This week is the second part of a look into how to effectively build muscle mass. Part I can be found here.
This week the emphasis is how to train effectively for gains in lean muscle mass. After looking last week at how slow gains in muscle mass can be, it is important, therefore, to try and optimise any training program to be as effective as possible at building muscle.
In order for a muscle to grow, there are 3 main mechanisms:
- Mechanical Tension: The amount of mechanical force produced by the muscle. The more load (weight) you lift, the more tension created. Therefore ensure you select exercises within your program that allow you to lift the most loads.
- Metabolic Stress: Refers to the build up of metabolites and the increased acidity of the blood. These metabolites build up as the muscle fills with blood and is starved of oxygen.
- Muscle Damage: Lifting weights causes localised damage to the muscle tissue and is experienced as delayed-onset of muscle soreness (DOMs). Our muscle cells try and adapt to the perceived threat by reinforcing their structure, much like we saw with metabolic stress.
So as you can see from the above, any effective training program will have enough intensity to ensure enough weight is lifted for mechanical tension, whilst at the same time contain some exercises that induce sarcoplasmic hypertrophy (cell swelling) as well as enough variability that there is some muscle damage. So how to achieve this?
1) Ensure Your Program Contains compound lifts that allow the use of high loads: It is far easier to go heavy on a squat than it is on a leg extension. This is largely to due to the fact that a squat uses multiple joints compared to the leg extension, which is purely an isolation movement (single-joint). Using compound lifts will ensure a large amount of mechanical tension will be induced which is highly important for muscle growth.

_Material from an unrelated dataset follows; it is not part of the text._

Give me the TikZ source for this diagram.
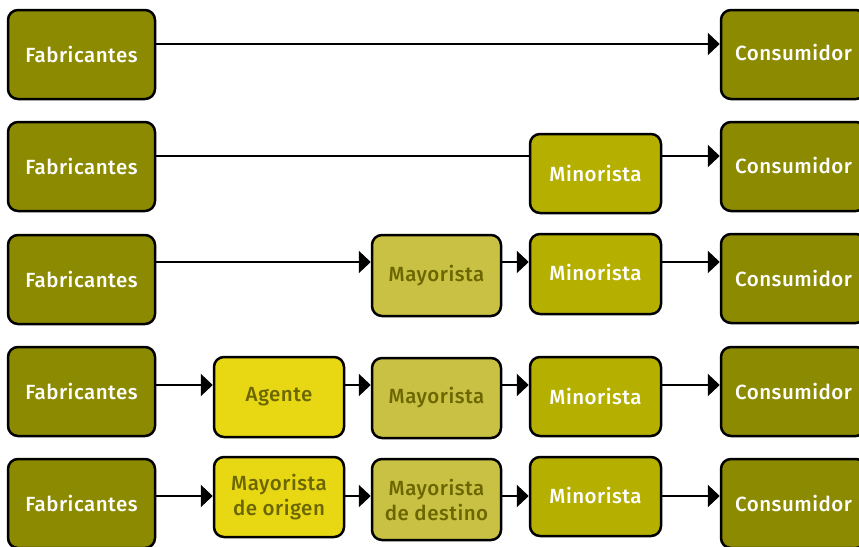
\documentclass[tikz,border=0pt]{standalone}
\usepackage{fontspec}
\setmainfont{Fira Sans}[UprightFont={* Medium}, LetterSpace=2.5]
\usetikzlibrary{arrows.meta}
\definecolor{cfab}{HTML}{8C8A00}
\definecolor{cmin}{HTML}{B5AF00}
\definecolor{cmay}{HTML}{C9C144}
\definecolor{cage}{HTML}{E8D814}
\definecolor{ctxt}{HTML}{6B6600}
\tikzset{
  box/.style={draw=black, line width=2.5pt, rounded corners=10pt, inner sep=0pt, align=center, font=\fontsize{20.5}{25}\selectfont},
  fab/.style={box, fill=cfab, text=white},
  mino/.style={box, fill=cmin, text=white},
  mayo/.style={box, fill=cmay, text=ctxt},
  agen/.style={box, fill=cage, text=ctxt},
  conn/.style={line width=2.5pt},
  arr/.style={conn, -{Triangle[length=12pt, width=22pt]}},
}
\newcommand{\bx}[7]{% name style x1 y1 x2 y2 text
  \node[#2, minimum width={#5-#3}, minimum height={#6-#4}] (#1) at ({(#3+#5)/2},{(#4+#6)/2}) {#7};}
\begin{document}
\begin{tikzpicture}[x=1pt, y=-1pt]
\useasboundingbox (0,0) rectangle (859,546);
% row 1
\bx{f1}{fab}{8}{10}{155}{99}{Fabricantes}
\bx{c1}{fab}{721}{10}{866}{99}{\raisebox{4pt}{Consumidor}}
\draw[arr] (f1.east |- 0,44) -- (c1.west |- 0,44);
% row 2
\bx{f2}{fab}{8}{122}{155}{211}{Fabricantes}
\bx{m2}{mino}{530}{134}{661}{213}{Minorista}
\bx{c2}{fab}{721}{122}{866}{211}{\raisebox{3pt}{Consumidor}}
\draw[conn] (f2.east |- 0,156) -- (m2.west |- 0,156);
\draw[arr] (m2.east |- 0,156) -- (c2.west |- 0,156);
% row 3
\bx{f3}{fab}{8}{235}{155}{324}{Fabricantes}
\bx{y3}{mayo}{372}{235}{501}{316}{Mayorista}
\bx{m3}{mino}{530}{234}{661}{314}{\raisebox{4pt}{Minorista}}
\bx{c3}{fab}{721}{234}{866}{323}{Consumidor}
\draw[arr] (f3.east |- 0,262) -- (y3.west |- 0,262);
\draw[arr] (y3.east |- 0,262) -- (m3.west |- 0,262);
\draw[arr] (m3.east |- 0,262) -- (c3.west |- 0,262);
% row 4
\bx{f4}{fab}{8}{347}{155}{436}{Fabricantes}
\bx{a4}{agen}{214}{357}{344}{437}{Agente}
\bx{y4}{mayo}{372}{358}{501}{438}{Mayorista}
\bx{m4}{mino}{530}{357}{661}{436}{Minorista}
\bx{c4}{fab}{721}{347}{866}{436}{Consumidor}
\draw[arr] (f4.east |- 0,385) -- (a4.west |- 0,385);
\draw[arr] (a4.east |- 0,385) -- (y4.west |- 0,385);
\draw[arr] (y4.east |- 0,385) -- (m4.west |- 0,385);
\draw[arr] (m4.east |- 0,385) -- (c4.west |- 0,385);
% row 5
\bx{f5}{fab}{8}{459}{155}{548}{Fabricantes}
\bx{a5}{agen}{214}{457}{344}{537}{Mayorista\\de origen}
\bx{y5}{mayo}{372}{459}{501}{540}{Mayorista\\de destino}
\bx{m5}{mino}{530}{457}{661}{536}{\raisebox{2pt}{Minorista}}
\bx{c5}{fab}{721}{459}{866}{548}{Consumidor}
\draw[arr] (f5.east |- 0,496) -- (a5.west |- 0,496);
\draw[arr] (a5.east |- 0,496) -- (y5.west |- 0,496);
\draw[arr] (y5.east |- 0,496) -- (m5.west |- 0,496);
\draw[arr] (m5.east |- 0,496) -- (c5.west |- 0,496);
\end{tikzpicture}
\end{document}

2) Ensure Your Program Contains Enough Volume: Volume can be classified as load x reps x sets. The answer to the question "how much is enough volume" is not one that can be answered easily, as it is dependant on a few variables. However, Helms et al (2015) have done a very good job of summarising how much volume is necessary.
Generally speaking, when studies have matched intensity and frequency, both strength and hypertrophy have a linear relationship with volume (i.e. as volume increases, so does strength and muscle hypertrophy). However, this is only true to a point and past that point gains in both strength and hypertrophy start to plateau and can even decline. So you can definitely have too much volume. When it comes to volume, Helms et al (2015) make the following suggestion: -
“Do enough to progress, not as much as possible. Increase when plateaued if you are recovering well.”

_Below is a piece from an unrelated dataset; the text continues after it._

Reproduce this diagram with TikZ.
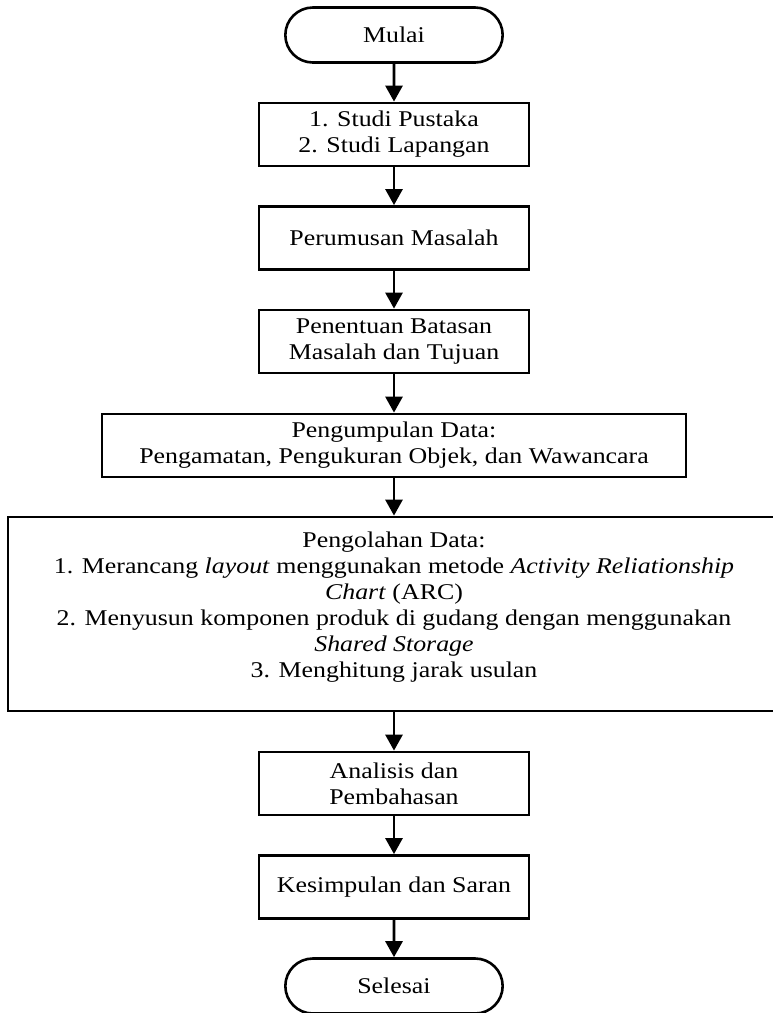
\documentclass[tikz,border=0pt]{standalone}
\usepackage{fontspec}
\setmainfont[FakeStretch=1.15]{Liberation Serif}
\usetikzlibrary{shapes.misc,arrows.meta}
\tikzset{
  proc/.style={draw,line width=2.8pt,rectangle,align=center,minimum height=63pt,inner sep=3pt},
  term/.style={draw,line width=2.6pt,rounded rectangle,minimum width=224pt,minimum height=55pt},
  flow/.style={line width=2.8pt,-{Triangle[width=17pt,length=16pt]}}
}
\begin{document}
\begin{tikzpicture}[x=1pt,y=-1pt,font=\fontsize{22.5}{26}\selectfont]
      \useasboundingbox (0,0) rectangle (772,1013);
      \node[term] (start) at (394,35) {Mulai};
      \node[proc,minimum width=270pt] (studi) at (394,134.5) {1. Studi Pustaka\\2. Studi Lapangan};
      \node[proc,minimum width=270pt] (rumus) at (394,238) {Perumusan Masalah};
      \node[proc,minimum width=270pt] (batas) at (394,341.5) {Penentuan Batasan\\Masalah dan Tujuan};
      \node[proc,minimum width=584pt] (kumpul) at (394,445.5) {Pengumpulan Data:\\Pengamatan, Pengukuran Objek, dan Wawancara};
      \node[proc,minimum width=772pt,minimum height=194pt] (olah) at (394,614) {Pengolahan Data:\\
        1. Merancang \textit{layout} menggunakan metode \textit{Activity Reliationship}\\
        \textit{Chart} (ARC)\\
        2. Menyusun komponen produk di gudang dengan menggunakan\\
        \textit{Shared Storage}\\
        3. Menghitung jarak usulan\\[-8pt] \mbox{}};
      \node[proc,minimum width=270pt] (analisis) at (394,783.5) {Analisis dan\\Pembahasan};
      \node[proc,minimum width=270pt] (simpul) at (394,887) {Kesimpulan dan Saran};
      \node[term] (stop) at (394,986) {Selesai};
      \begin{scope}[flow]
        \draw (start) -- (studi);
        \draw (studi) -- (rumus);
        \draw (rumus) -- (batas);
        \draw (batas) -- (kumpul);
        \draw (kumpul) -- (olah);
        \draw (olah) -- (analisis);
        \draw (analisis) -- (simpul);
        \draw (simpul) -- (stop);
      \end{scope}
    \end{tikzpicture}
\end{document}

For concrete figures, Helms et al (2015) recommend 40-70 reps/muscle group/session.
3) Ensure You progressively Overload Your Muscles: To build muscle we must force the body to adapt. Generally speaking the body is always seeking homeostasis. Building slabs of muscle requires a huge amount of energy. Without progressively overloading the body over time, the body will have no reason to adapt and grow. Most commonly we can force the body to adapt with greater loads or with a greater number of reps.
4) Keep a training log and track progress: How do you know if you are getting stronger if you cannot recall how much weight you had on the bar last week? Tracking your progress is essential to understanding whether or not you are making any progress. This lack of direction is often one of the things I see most often in gyms and it frustrates me so much! So many people with legitimate goals to improve their physique, but absolutely no direction and no way of knowing if any progress is being made. How do you know if you are making progress?

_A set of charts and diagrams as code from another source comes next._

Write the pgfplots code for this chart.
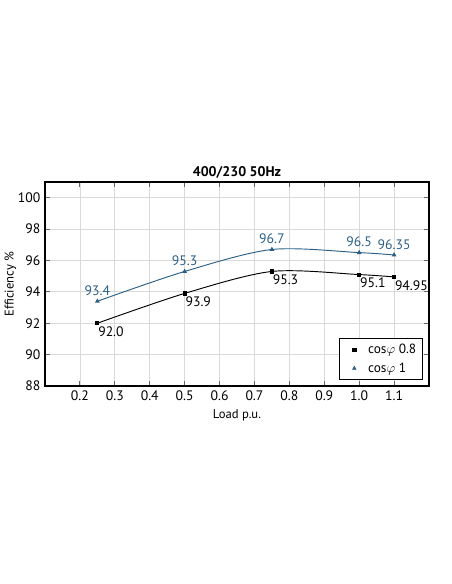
\documentclass[border=0pt]{standalone}
\usepackage{pgfplots}
\pgfplotsset{compat=1.18}
\usepackage{fontspec}
\setmainfont{PT Sans}
\definecolor{effblue}{HTML}{2B5F86}
\definecolor{gridgray}{HTML}{D9D9D9}

\begin{document}
\begin{tikzpicture}
\begin{axis}[
    scale only axis,
    width=288pt, height=153pt,
    xmin=0.1, xmax=1.2,
    ymin=88, ymax=101,
    xtick={0.2,0.3,0.4,0.5,0.6,0.7,0.8,0.9,1.0,1.1},
    xticklabels={0.2,0.3,0.4,0.5,0.6,0.7,0.8,0.9,1.0,1.1},
    ytick={88,90,92,94,96,98,100},
    /pgf/number format/assume math mode=true,
    grid=major,
    major grid style={gridgray, line width=0.6pt},
    tick align=inside,
    major tick length=3.75pt,
    tick style={gray!80!black, line width=0.8pt},
    axis line style={line width=1.1pt},
    ticklabel style={font=\fontsize{10.3}{12}\selectfont},
    title={\textbf{400/230 50Hz}},
    title style={font=\fontsize{10.5}{12}\selectfont, yshift=-7pt},
    xlabel={Load p.u.},
    ylabel={Efficiency \%},
    label style={font=\fontsize{9.5}{12}\selectfont},
    y label style={at={(axis description cs:-0.09,0.5)}, anchor=center},
    legend style={at={(0.985,0.03)}, anchor=south east, draw=black,
        line width=0.6pt, font=\fontsize{10}{12}\selectfont,
        row sep=1.5pt, inner xsep=3pt, inner ysep=2pt},
    legend cell align=left,
    legend image code/.code={\path (-8pt,0pt) (8pt,0pt);
        \draw[#1] plot coordinates {(0pt,0pt)};},
    nodes near coords,
    point meta=explicit symbolic,
    every node near coord/.append style={font=\fontsize{10.3}{12}\selectfont},
]
\addlegendimage{only marks, mark=square*, mark size=1.2pt, black}
\addlegendentry{cos$\varphi$ 0.8}
\addlegendimage{only marks, mark=triangle*, mark size=1.4pt, effblue}
\addlegendentry{cos$\varphi$ 1}

\addplot[forget plot, smooth, black, line width=0.7pt, mark=square*,
    mark size=1.2pt,
    every node near coord/.append style={anchor=north west, xshift=-3pt, yshift=1pt, black}]
    coordinates {
    (0.25,92.0) [92.0]
    (0.5,93.9) [93.9]
    (0.75,95.3) [95.3]
    (1.0,95.1) [95.1]
    (1.1,94.95) [94.95]
};
\addplot[forget plot, smooth, effblue, line width=0.7pt, mark=triangle*,
    mark size=1.4pt,
    every node near coord/.append style={anchor=south, yshift=0.5pt, effblue}]
    coordinates {
    (0.25,93.4) [93.4]
    (0.5,95.3) [95.3]
    (0.75,96.7) [96.7]
    (1.0,96.5) [96.5]
    (1.1,96.35) [96.35]
};
\end{axis}
\path (-33.75pt,-148.5pt) rectangle (305.25pt,289.5pt);
\end{tikzpicture}
\end{document}
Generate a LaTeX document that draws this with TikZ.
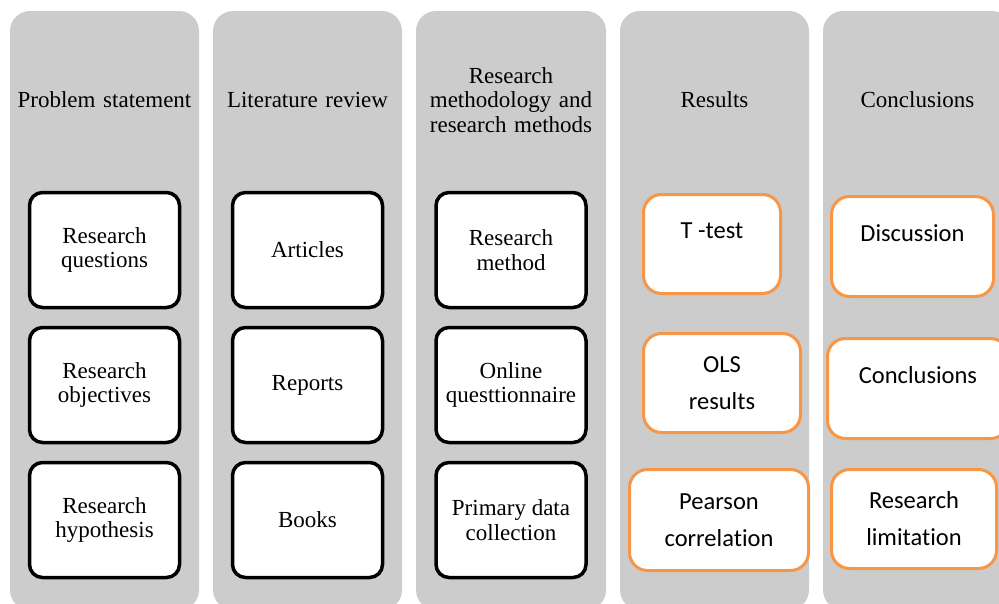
\documentclass[tikz,border=0pt]{standalone}
\usepackage{fontspec}
\setmainfont{Liberation Serif}
\newfontfamily\calib[Ligatures={NoCommon,NoRare}]{Carlito}
\definecolor{panelgray}{RGB}{204,204,204}
\definecolor{boxorange}{RGB}{247,150,70}
\begin{document}
\begin{tikzpicture}[x=1pt,y=-1pt,
 panel/.style={fill=panelgray, rounded corners=20pt},
 head/.style={font=\fontsize{23}{24.5}\selectfont, align=center, text width=185pt, inner sep=0pt},
 bbox/.style={draw=black, line width=3.5pt, fill=white, rounded corners=13pt, minimum width=150pt, minimum height=115pt, align=center, font=\fontsize{23}{24.5}\selectfont, inner sep=0pt},
 obox/.style={draw=boxorange, line width=3pt, fill=white, rounded corners=18pt, align=center, font=\calib\fontsize{24.5}{37}\selectfont, inner sep=0pt}]
\useasboundingbox (0,0) rectangle (999,603);
\clip (0,0) rectangle (999,603);
% panels
\fill[panel] (10,11) rectangle (199,610);
\fill[panel] (213,11) rectangle (402,610);
\fill[panel] (416,11) rectangle (606,610);
\fill[panel] (620,11) rectangle (809,610);
\fill[panel] (823,11) rectangle (1012,610);
% headers
\node[head] (h1) at (104.5,100) {Problem statement};
\node[head] (h2) at (307.5,100) {Literature review};
\node[head] (h3) at (511,100) {Research\\methodology and\\research methods};
\node[head] (h4) at (714.5,100) {Results};
\node[head] (h5) at (917.5,100) {Conclusions};
% column 1
\node[bbox] (a1) at (104.5,250) {Research\\questions};
\node[bbox] (a2) at (104.5,385) {Research\\objectives};
\node[bbox] (a3) at (104.5,520) {Research\\hypothesis};
% column 2
\node[bbox] (b1) at (307.5,250) {Articles};
\node[bbox] (b2) at (307.5,385) {Reports};
\node[bbox] (b3) at (307.5,520) {Books};
% column 3
\node[bbox] (c1) at (511,250) {Research\\method};
\node[bbox] (c2) at (511,385) {Online\\questtionnaire};
\node[bbox] (c3) at (511,520) {Primary data\\collection};
% column 4
\node[obox, minimum width=137pt, text height=43.5pt, text depth=55.5pt] (d1) at (712,244) {T -test};
\node[obox, minimum width=157pt, minimum height=99pt] (d2) at (722,383) {OLS\\results};
\node[obox, minimum width=179pt, minimum height=101pt] (d3) at (719,520) {Pearson\\correlation};
% column 5
\node[obox, minimum width=162pt, text height=44.5pt, text depth=55.5pt] (e1) at (912.5,246.5) {Discussion};
\node[obox, minimum width=181pt, text height=44.5pt, text depth=55.5pt] (e2) at (918,388.5) {Conclusions};
\node[obox, minimum width=165pt, minimum height=99pt] (e3) at (914,519) {Research\\limitation};
\end{tikzpicture}
\end{document}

- You are getting stronger - you can lift progressively more weight with correct form.
- You are able to do more reps with the same weight (i.e. you can no do 12 reps 55kg on the Bench Press. 3 weeks ago you could only achieve 8 reps).
- Less effort is required to lift the same weight - this is slightly more subjective, but can be useful if you use an RPE (rating of perceived exertion) scale when training. For example, in Week 1 of your training program, squatting with 100kg for 6 reps may have felt like a 9/10 RPE. By week 4 this may only feel like a 7.
In summary, in order to effectively build muscle tissue we must provide the body with an adequate stimulus through training, whilst also ensuring we are providing the body with enough energy (calories) and nutrients (protein) to build muscle tissue. We also need to ensure that we are recovering well between bouts of training (sleep) and that stress is managed so that it doesn't interfere with the process. Building muscle is a difficult and time-consuming process, and the rate of progress will start to decline the longer we have trained for and the closer we are to our genetic ceiling. When training, ensure you: -
1) Select exercises that allow you to create high amounts of tension on your muscles.
2) Select exercises and/or rep schemes that allow for metabolic stress and muscle damage.
3) Ensure your program contains enough volume (but not so much that you cannot recover adequately).
4) Track your progress and ensure that over time you are providing a greater stimulus on your muscles.